Orange prévoit également un protocole pour demander une modification de ses engagements. (7)
Il semble naturel que dans le cadre de ses engagements Orange souhaite se prémunir d'aléas imprévisibles, comme c'est le cas pour ses engagements en zone AMII. Dans ces conditions, il appartiendra au Gouvernement et à l'Arcep d'apprécier l'existence de conséquences substantiellement négatives sur l'équilibre financier du secteur, avant toute modification éventuelle des engagements.
En tout état de cause, il est utile de noter que le cadre législatif et réglementaire a vocation à se préciser et pourra donc évoluer, notamment à la suite de la transposition en droit français du cadre européen. Par ailleurs, l'Arcep peut être amenée à préciser l'application du cadre réglementaire en vigueur, notamment par des recommandations ou à se prononcer, lorsqu'elle est saisie, dans le cadre de décisions de règlement de différend au titre de l'article L. 36-8 du CPCE.
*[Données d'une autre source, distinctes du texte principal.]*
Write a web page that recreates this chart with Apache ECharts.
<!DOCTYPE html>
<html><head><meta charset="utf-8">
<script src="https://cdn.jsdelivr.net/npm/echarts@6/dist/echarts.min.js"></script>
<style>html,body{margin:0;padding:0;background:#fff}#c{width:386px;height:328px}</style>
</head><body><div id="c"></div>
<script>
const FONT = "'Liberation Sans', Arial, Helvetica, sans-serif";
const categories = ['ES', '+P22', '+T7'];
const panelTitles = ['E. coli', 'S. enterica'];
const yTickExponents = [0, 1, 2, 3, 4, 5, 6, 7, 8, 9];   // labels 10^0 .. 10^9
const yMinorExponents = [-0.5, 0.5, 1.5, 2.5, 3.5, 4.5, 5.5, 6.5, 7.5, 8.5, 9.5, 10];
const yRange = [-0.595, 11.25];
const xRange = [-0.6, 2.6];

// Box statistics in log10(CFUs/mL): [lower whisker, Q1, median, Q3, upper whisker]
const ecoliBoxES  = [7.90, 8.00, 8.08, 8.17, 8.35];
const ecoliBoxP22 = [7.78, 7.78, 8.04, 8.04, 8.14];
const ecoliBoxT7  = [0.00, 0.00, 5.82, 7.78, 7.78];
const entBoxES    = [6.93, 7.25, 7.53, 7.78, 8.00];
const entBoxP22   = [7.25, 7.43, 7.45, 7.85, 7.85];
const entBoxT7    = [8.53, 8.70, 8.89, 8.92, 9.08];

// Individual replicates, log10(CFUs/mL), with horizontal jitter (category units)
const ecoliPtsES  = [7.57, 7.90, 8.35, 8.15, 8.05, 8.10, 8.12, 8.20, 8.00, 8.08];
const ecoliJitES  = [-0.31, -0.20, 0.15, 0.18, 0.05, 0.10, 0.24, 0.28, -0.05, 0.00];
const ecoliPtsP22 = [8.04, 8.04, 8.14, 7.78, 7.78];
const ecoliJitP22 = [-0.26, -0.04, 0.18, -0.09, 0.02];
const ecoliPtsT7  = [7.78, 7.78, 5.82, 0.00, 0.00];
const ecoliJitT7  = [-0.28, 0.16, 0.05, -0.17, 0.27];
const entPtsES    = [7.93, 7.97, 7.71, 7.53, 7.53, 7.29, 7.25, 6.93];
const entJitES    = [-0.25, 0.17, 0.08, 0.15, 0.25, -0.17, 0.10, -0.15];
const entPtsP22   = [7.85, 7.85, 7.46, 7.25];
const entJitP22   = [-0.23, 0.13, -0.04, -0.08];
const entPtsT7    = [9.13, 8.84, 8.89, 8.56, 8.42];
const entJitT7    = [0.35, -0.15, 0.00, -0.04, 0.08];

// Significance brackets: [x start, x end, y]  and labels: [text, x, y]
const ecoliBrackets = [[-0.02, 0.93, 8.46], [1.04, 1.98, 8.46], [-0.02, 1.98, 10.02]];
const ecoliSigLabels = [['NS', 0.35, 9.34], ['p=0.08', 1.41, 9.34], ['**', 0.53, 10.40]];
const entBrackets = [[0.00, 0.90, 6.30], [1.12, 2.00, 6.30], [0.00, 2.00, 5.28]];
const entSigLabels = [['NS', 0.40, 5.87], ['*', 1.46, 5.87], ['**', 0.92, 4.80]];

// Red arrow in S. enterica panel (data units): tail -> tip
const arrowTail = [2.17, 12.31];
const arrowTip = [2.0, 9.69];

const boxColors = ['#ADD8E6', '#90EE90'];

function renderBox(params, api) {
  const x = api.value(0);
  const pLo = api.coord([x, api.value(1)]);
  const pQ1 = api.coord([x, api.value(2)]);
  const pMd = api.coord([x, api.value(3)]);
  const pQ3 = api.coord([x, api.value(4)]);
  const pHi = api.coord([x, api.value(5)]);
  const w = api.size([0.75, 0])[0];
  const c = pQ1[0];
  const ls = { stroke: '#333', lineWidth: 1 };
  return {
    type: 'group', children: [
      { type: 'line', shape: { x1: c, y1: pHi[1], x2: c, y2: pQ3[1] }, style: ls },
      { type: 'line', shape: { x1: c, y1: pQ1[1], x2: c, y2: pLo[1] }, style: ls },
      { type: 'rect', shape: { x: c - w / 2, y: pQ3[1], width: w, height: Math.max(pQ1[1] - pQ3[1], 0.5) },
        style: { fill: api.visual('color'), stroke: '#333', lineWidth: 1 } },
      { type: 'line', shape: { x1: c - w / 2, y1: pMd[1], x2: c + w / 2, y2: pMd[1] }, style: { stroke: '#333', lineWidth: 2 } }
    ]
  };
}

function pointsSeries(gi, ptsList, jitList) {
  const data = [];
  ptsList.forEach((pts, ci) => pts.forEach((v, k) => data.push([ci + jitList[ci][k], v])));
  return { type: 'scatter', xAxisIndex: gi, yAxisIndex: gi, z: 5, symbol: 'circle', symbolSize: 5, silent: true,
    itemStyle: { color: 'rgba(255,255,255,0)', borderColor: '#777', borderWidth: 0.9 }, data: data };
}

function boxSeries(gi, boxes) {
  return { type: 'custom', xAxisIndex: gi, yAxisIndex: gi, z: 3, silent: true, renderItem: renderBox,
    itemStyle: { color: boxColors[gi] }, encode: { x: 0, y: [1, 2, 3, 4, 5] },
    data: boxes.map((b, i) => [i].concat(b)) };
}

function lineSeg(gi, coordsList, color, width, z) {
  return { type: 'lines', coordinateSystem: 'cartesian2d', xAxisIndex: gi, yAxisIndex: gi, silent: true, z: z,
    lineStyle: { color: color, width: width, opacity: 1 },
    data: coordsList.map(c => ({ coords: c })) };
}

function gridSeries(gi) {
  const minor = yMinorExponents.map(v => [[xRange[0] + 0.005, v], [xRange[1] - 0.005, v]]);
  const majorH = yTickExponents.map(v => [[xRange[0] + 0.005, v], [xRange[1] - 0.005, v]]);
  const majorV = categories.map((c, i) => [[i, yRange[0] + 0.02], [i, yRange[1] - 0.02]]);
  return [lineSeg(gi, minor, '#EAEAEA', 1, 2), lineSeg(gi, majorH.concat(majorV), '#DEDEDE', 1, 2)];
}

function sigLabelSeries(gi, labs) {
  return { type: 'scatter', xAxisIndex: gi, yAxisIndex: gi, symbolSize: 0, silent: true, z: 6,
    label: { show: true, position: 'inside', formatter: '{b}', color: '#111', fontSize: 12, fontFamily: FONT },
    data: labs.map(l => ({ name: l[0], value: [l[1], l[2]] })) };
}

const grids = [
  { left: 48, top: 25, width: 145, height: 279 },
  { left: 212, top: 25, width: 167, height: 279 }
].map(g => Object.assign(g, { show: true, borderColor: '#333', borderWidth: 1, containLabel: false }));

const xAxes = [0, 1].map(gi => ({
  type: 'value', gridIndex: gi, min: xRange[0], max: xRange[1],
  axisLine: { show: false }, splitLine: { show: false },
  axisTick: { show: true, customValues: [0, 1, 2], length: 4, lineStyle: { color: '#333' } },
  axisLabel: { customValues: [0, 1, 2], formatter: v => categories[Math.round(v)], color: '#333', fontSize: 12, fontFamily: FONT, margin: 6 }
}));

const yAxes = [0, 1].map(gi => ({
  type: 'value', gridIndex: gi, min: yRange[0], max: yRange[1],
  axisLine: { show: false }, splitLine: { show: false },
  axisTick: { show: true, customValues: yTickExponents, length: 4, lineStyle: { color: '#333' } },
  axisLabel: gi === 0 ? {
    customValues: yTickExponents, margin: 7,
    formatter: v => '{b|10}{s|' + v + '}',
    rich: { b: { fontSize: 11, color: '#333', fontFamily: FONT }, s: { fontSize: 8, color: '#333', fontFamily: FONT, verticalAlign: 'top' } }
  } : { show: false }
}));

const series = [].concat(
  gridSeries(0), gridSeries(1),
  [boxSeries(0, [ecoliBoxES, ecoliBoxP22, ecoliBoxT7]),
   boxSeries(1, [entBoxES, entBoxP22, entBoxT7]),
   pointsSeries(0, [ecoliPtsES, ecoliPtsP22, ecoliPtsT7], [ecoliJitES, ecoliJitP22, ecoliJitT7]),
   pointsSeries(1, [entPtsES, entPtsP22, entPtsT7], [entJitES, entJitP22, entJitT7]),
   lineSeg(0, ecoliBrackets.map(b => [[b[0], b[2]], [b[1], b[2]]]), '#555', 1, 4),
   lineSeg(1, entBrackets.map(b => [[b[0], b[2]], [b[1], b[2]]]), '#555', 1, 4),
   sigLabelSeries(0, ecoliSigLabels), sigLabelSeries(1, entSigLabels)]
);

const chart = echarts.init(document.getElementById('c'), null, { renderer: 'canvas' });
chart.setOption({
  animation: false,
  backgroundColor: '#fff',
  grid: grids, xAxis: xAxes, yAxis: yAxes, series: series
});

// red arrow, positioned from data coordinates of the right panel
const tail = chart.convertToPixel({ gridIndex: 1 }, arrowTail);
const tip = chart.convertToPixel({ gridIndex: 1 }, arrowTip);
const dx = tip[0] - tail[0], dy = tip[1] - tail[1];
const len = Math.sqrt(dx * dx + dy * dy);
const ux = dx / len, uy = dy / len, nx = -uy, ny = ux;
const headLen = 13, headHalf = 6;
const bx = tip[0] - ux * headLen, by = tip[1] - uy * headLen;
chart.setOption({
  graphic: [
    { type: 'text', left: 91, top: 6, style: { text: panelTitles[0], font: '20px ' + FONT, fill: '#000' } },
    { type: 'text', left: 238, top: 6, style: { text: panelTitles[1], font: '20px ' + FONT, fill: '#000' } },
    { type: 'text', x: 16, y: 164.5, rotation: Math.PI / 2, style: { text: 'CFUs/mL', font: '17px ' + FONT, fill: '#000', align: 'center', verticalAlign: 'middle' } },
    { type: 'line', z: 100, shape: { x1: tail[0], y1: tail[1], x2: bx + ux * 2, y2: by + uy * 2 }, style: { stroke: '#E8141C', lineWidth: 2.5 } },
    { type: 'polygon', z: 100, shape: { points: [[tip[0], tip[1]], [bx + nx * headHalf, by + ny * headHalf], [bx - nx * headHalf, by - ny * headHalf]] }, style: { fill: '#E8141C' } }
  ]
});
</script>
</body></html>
3.4. Le suivi de la réalisation des déploiements
Comme détaillé en section 3.2, les engagements proposés par Orange consistent à rendre « raccordables » ou « raccordables sur demande » les locaux de la zone AMEL du Lot-et-Garonne, soit près de 89 000 locaux d'après Orange, d'ici fin juin 2024, c'est-à-dire en l'espace de plus de quatre ans.
Il doit être souligné qu'en l'absence d'un ou plusieurs jalons intermédiaires juridiquement opposables, l'Arcep ne sera en mesure de constater d'éventuels manquements d'Orange à son engagement dans le Lot-et-Garonne qu'à partir du moment où il pourra être constaté un risque caractérisé que l'opérateur ne respecte pas à l'échéance prévue les obligations qui découlent de son engagement.
Ainsi, si l'Arcep restera attentive au rythme des déploiements d'Orange dans le Lot-et-Garonne tout au long de la durée de son engagement, elle ne pourra véritablement apprécier la capacité de l'opérateur à respecter les délais de ses engagements qu'à l'approche de l'échéance.
Conclusion
Orange propose de prendre des engagements juridiquement opposables relatifs à ses ambitions de couverture FttH en dehors des zones très denses, qui le conduiraient à rendre 100 % des locaux de la zone AMEL du Lot-et-Garonne, telle que définie plus haut et inscrite dans un périmètre comprenant 239 communes, « raccordables » ou « raccordables sur demande » en FttH à fin juin 2024, avec moins de 8 % de locaux « raccordables sur demande » (devant être rendus « raccordables » dans un délai de 6 mois après une demande).
A la suite de l'étude des engagements proposés, l'Autorité porte un avis positif sur la proposition d'engagements au titre de l'article L. 33-13 du CPCE de la société Orange.
L'Autorité souligne notamment l'importance de décliner localement ces engagements en cas d'acceptation par le ministre chargé des communications électroniques, permettant ainsi de donner une visibilité nécessaire aux communes concernées. L'Autorité formule en complément plusieurs observations, portant principalement sur :
- les conditions tarifaires d'accès attachées au renouvellement des droits d'usage ;
- la formulation de la clause de sortie ;
- les modalités à suivre en cas de cession.
L'Autorité restera, dans l'hypothèse où le ministre accepterait ces propositions d'engagements, très vigilante quant à leur réalisation.